06 fevereiro, 2020

Confissão


É assim que vivo, um dia de cada vez, no incógnito, numa espécie de anonimato voluntário.

Evito interrogações, poupo-me a respostas, torturo-me com fantasmas e dúvidas.
Escolhi assim, sigo o meu caminho. Certa ou errada, é a minha escolha.
Perco ainda muito tempo a ter medo do que poderá acontecer amanhã, ainda sabendo que é uma preocupação estéril, vazia. É espontâneo, é natural, mas é tempo perdido. E o tempo é um tesouro, perder tempo é perder tudo. Paga-se caro o desperdício. Ainda agora abri os olhos e já é hora de os fechar de novo. O dia inteiro cabe numa conversa de café, nas páginas de um livro ou numa melodia. Cada vez mais depressa chega o fim. Enquanto entidade abstrata e intangível , é estranho o tempo, não fosse ele impossível de definir. Cada um sabe o que faz com ele. Ele sabe o que com cada um de nós faz. 
Dói-me até dizer chega senti-lo a escapar-me por entre os dedos, ao perceber os sinais que me vai deixando de que tudo é efémero, de que tudo finda.
O tempo é como o amor, fodido. Pisca-nos o olho, seduz-nos, atordoa-nos, engole-nos , tritura-nos e rouba-nos a vida.
É uma flor, é um espinho.
Ainda há quem diga que devemos dar tempo ao tempo. Tretas! O tempo não nos pergunta nada, dá-nos o que bem entende. E nós bem mandados, aceitamos sem condições. Entre o primeiro choro e o último suspiro, existimos. 
Cada dia que passa é uma dádiva. Cada dia que passa é uma morte. No meio disto tudo, acontece a alegria da surpresa, do inesperado, o tempero da vida, o antidoto para a disrupção.
Tenho pavor do obsoleto, do ultrapassado, de não fazer mais parte…do vazio em geral.
Alimento-me de brisa, de sol, de vozes e de movimento.
Dependo de presenças, de barulho e de palavras. Muito. Muito mesmo. 
Perco-me com muita facilidade, demoro a encontrar a saída. 
Falo mal do tempo, mas agarro-me a ele com todas as forças.
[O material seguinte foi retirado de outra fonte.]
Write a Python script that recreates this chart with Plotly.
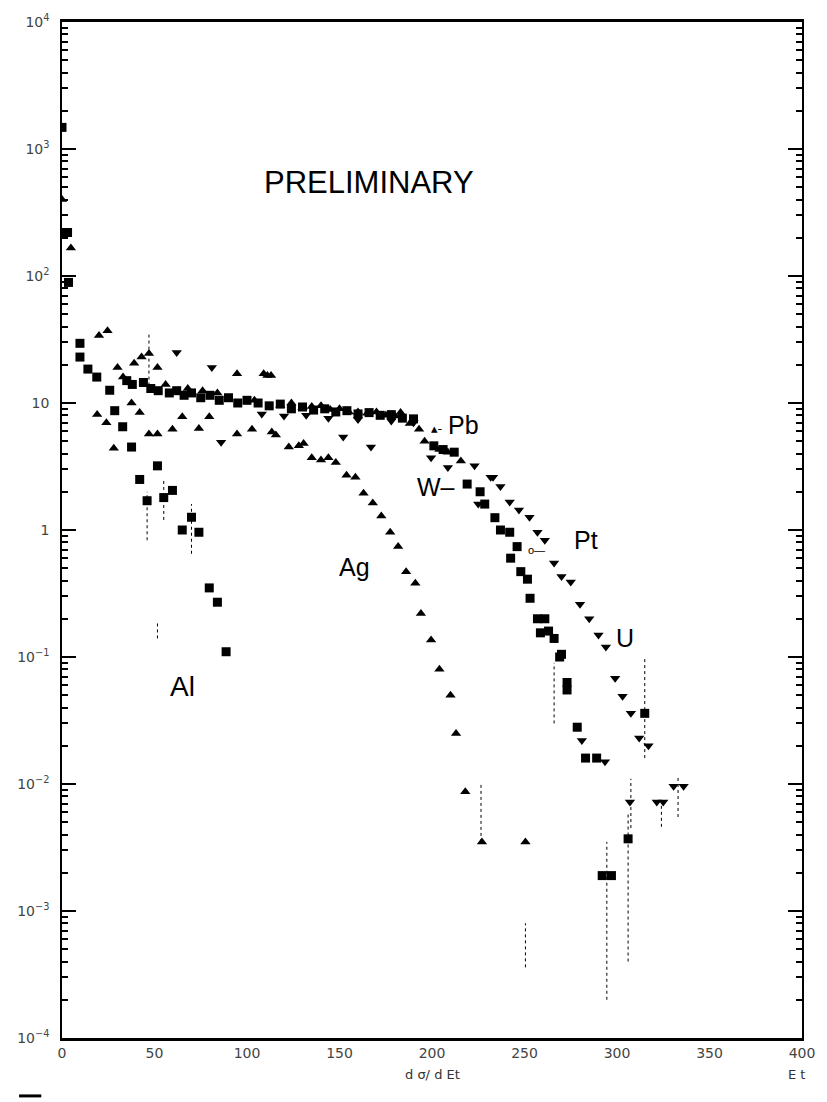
import plotly.graph_objects as go

# ---------------- data ----------------
al_x = [0, 1, 3, 3.5, 9.7, 9.7, 14, 18.8, 25.8, 28.5, 32.8, 37.6, 42, 46, 51.6, 55, 59.7, 65, 70, 74, 79.6, 84, 88.7]
al_y = [1480, 220, 220, 89, 29.5, 23, 18.5, 16, 12.6, 8.7, 6.5, 4.5, 2.5, 1.7, 3.2, 1.8, 2.05, 1.0, 1.26, 0.96, 0.35, 0.27, 0.11]

ag_x = [0, 4.8, 19, 24, 28, 37.6, 42, 47, 51.6, 59.7, 65, 74, 79.6, 94.6, 102.7, 113.4, 115.6, 122.6, 128, 130.6,
        135, 140, 144, 148, 153.8, 158.6, 163, 168, 172.6, 177.4, 181.7, 186, 191, 194, 199.5, 204, 210, 213,
        218, 227, 250.5]
ag_y = [400, 166, 8.1, 7.0, 4.4, 10, 8.4, 5.7, 5.7, 6.2, 7.8, 6.3, 7.8, 5.7, 6.2, 5.9, 5.6, 4.5, 4.6, 4.8,
        3.7, 3.55, 3.7, 3.4, 2.7, 2.6, 1.95, 1.63, 1.29, 0.96, 0.74, 0.47, 0.38, 0.22, 0.136, 0.08, 0.05, 0.025,
        0.0087, 0.0035, 0.0035]

pb_x = [20, 24.6, 30, 33, 39, 43, 47, 51.6, 56, 68, 76, 84, 94.6, 104, 109, 111, 113, 118, 124, 130, 135, 140,
        145, 150, 155, 160, 165, 170, 175, 180, 183, 188, 193, 196, 204, 208.6, 215.6]
pb_y = [34, 37, 19, 16, 20.6, 23, 24.5, 19, 14, 13, 12.5, 12, 17, 10.5, 17, 16.5, 16.5, 9.6, 10, 9.2, 9.4, 9.5,
        8.9, 9.0, 8.5, 8.5, 8.3, 8.5, 8.0, 7.9, 8.4, 6.9, 6.2, 5.0, 4.3, 4.1, 3.5]

w_x = [35, 38, 44, 48, 52, 58, 62, 66, 70, 75, 80, 85, 90, 95, 100, 106, 112, 118, 124, 130, 136, 142, 148, 154,
       160, 166, 172, 178, 184, 190, 201, 206, 212, 219, 226, 228.5, 234, 237, 242, 246, 258.6, 261, 266, 270,
       273, 278.5, 283, 289, 292, 297]
w_y = [15, 14, 14.5, 13, 12.5, 12, 12.5, 11.5, 12, 11, 11.5, 10.5, 11, 10, 10.5, 10, 9.5, 9.8, 9, 9.3, 8.8, 9, 8.5,
       8.7, 8.2, 8.4, 8, 8.1, 7.6, 7.5, 4.6, 4.3, 4.1, 2.3, 2.0, 1.6, 1.25, 1.0, 0.96, 0.74, 0.155, 0.2, 0.14,
       0.105, 0.063, 0.028, 0.016, 0.016, 0.0019, 0.0019]

pt_x = [242.5, 248, 251.6, 253, 257, 263, 269, 273, 306, 315]
pt_y = [0.6, 0.47, 0.41, 0.29, 0.2, 0.16, 0.1, 0.055, 0.0037, 0.036]

u_x = [62, 81, 86, 108, 120, 132, 144, 152, 160, 167, 178, 190, 199.5, 208.6, 223, 225, 231.7, 233, 237, 242,
       247, 252.7, 257, 261, 266, 270, 275, 280, 281, 285, 290, 293.5, 294, 299, 303, 307.5, 312, 317, 307,
       321.5, 325, 330.6, 336]
u_y = [25, 19, 4.9, 8.2, 7.9, 8.0, 7.6, 5.4, 7.4, 4.5, 7.2, 7.0, 3.7, 3.1, 3.2, 1.6, 2.6, 2.6, 2.2, 1.66,
       1.44, 1.26, 0.96, 0.83, 0.55, 0.43, 0.39, 0.26, 0.022, 0.2, 0.149, 0.015, 0.12, 0.068, 0.049, 0.036,
       0.023, 0.02, 0.0072, 0.0072, 0.0072, 0.0096, 0.0096]

# vertical error segments: x, low, high
err_x = [47, 46, 55, 70, 51.6, 226.5, 250.5, 294.5, 306, 307.5, 315, 324, 333, 266]
err_lo = [12.3, 0.83, 1.2, 0.65, 0.14, 0.0035, 0.00036, 0.0002, 0.0004, 0.0045, 0.016, 0.0046, 0.0055, 0.03]
err_hi = [35, 2.0, 2.5, 1.6, 0.19, 0.01, 0.0008, 0.0035, 0.006, 0.011, 0.1, 0.0072, 0.0115, 0.09]

y_tickvals = [1e-4, 1e-3, 1e-2, 1e-1, 1, 10, 1e2, 1e3, 1e4]
y_ticktext = ["10<sup>−4</sup>", "10<sup>−3</sup>", "10<sup>−2</sup>", "10<sup>−1</sup>", "1", "10",
              "10<sup>2</sup>", "10<sup>3</sup>", "10<sup>4</sup>"]
x_tickvals = [0, 50, 100, 150, 200, 250, 300, 350, 400]

# ---------------- figure ----------------
fig = go.Figure()

ex, ey = [], []
for xv, lo, hi in zip(err_x, err_lo, err_hi):
    ex += [xv, xv, None]
    ey += [lo, hi, None]
fig.add_trace(go.Scatter(x=ex, y=ey, mode="lines", line=dict(color="black", width=1, dash="dot"),
                         showlegend=False, hoverinfo="skip"))

def add(x, y, sym, name):
    fig.add_trace(go.Scatter(x=x, y=y, mode="markers", name=name, showlegend=False,
                             marker=dict(symbol=sym, size=9, color="black", line=dict(width=0))))

add(al_x, al_y, "square", "Al")
add(ag_x, ag_y, "triangle-up", "Ag")
add(pb_x, pb_y, "triangle-up", "Pb")
add(w_x, w_y, "square", "W")
add(pt_x, pt_y, "square", "Pt")
add(u_x, u_y, "triangle-down", "U")

FAM = "Liberation Sans, Arial, sans-serif"
lab_font = dict(family=FAM, size=25, color="black")
annos = [
    dict(x=166, y=2.74, text="PRELIMINARY", font=dict(family=FAM, size=31, color="black")),
    dict(x=202.5, y=0.80, text="▴-", font=dict(family="DejaVu Sans", size=13, color="black")),
    dict(x=217, y=0.83, text="Pb", font=lab_font),
    dict(x=202, y=0.34, text="W–", font=lab_font),
    dict(x=256.5, y=-0.16, text="o—", font=dict(family=FAM, size=11, color="black")),
    dict(x=283, y=-0.08, text="Pt", font=lab_font),
    dict(x=304.3, y=-0.85, text="U", font=lab_font),
    dict(x=158, y=-0.29, text="Ag", font=lab_font),
    dict(x=65, y=-1.23, text="Al", font=dict(family=FAM, size=28, color="black")),
]
for a in annos:
    fig.add_annotation(xref="x", yref="y", showarrow=False, xanchor="center", yanchor="middle", **a)

fig.add_annotation(xref="paper", yref="paper", x=0.5, y=-0.036, text="d σ/ d Et", showarrow=False,
                   font=dict(family="DejaVu Sans", size=13, color="#333"), xanchor="center", yanchor="middle")
fig.add_annotation(xref="paper", yref="paper", x=0.992, y=-0.036, text="E t", showarrow=False,
                   font=dict(family="DejaVu Sans", size=13, color="#333"), xanchor="center", yanchor="middle")
fig.add_shape(type="line", xref="paper", yref="paper", x0=-0.058, x1=-0.028, y0=-0.057, y1=-0.057,
              line=dict(color="black", width=3))

fig.update_layout(
    width=827, height=1102,
    margin=dict(l=62, r=21, t=22, b=64),
    paper_bgcolor="white", plot_bgcolor="white",
    showlegend=False,
    xaxis=dict(range=[0, 400], tickmode="array", tickvals=x_tickvals, ticks="", showgrid=False, zeroline=False,
               showline=True, linecolor="black", linewidth=2.5, mirror=True,
               tickfont=dict(family="DejaVu Sans", size=14, color="#444")),
    yaxis=dict(type="log", range=[-4, 4], tickmode="array", tickvals=y_tickvals, ticktext=y_ticktext,
               ticks="inside", ticklen=14, tickwidth=1.5, tickcolor="black", showgrid=False, zeroline=False,
               showline=True, linecolor="black", linewidth=1.5, mirror="allticks", ticklabelstandoff=8,
               minor=dict(ticks="inside", ticklen=6, tickwidth=1.5, tickcolor="black", dtick="D1", showgrid=False),
               tickfont=dict(family="DejaVu Sans", size=14, color="#444")),
)

fig.write_html("out.html")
Desconfio do amor, no entanto não equaciono não o ter comigo. 
Conforta-me o calor do raio de sol que me ilumina, apazigua-me a doçura de um eco ao longe. 
Revigoram-me os sorrisos pueris, os olhos curiosos, a ingenuidade de palmo e meio, a irreverência dos heróis de capa e espada, a rebeldia em processo. 
Retempera-me o ritmo pelo corpo adentro, os movimentos desenfreados, a vida a pulsar, a catarse. 
Doem as ausências definitivas,as prolongadas, as curtas. Doem-me as ausências, ponto.
Aterroriza-me ainda a morte. Estou a aprender a pronunciar-lhe o nome, a falar sobre ela, a encará-la. Têm-me ensinado.
Preciso do choque frontal para perceber as coisas com clareza, para alterar, para reaver o equilíbrio, seguir em frente.
Amo incondicionalmente, do ódio não sei.

Sou um paradoxo, uma contradição...aparente simplicidade num novelo de complexidade.

E mais não digo.

Contei-lhe tudo à espera de uma resposta, mas ela limitou-se a olhar para mim.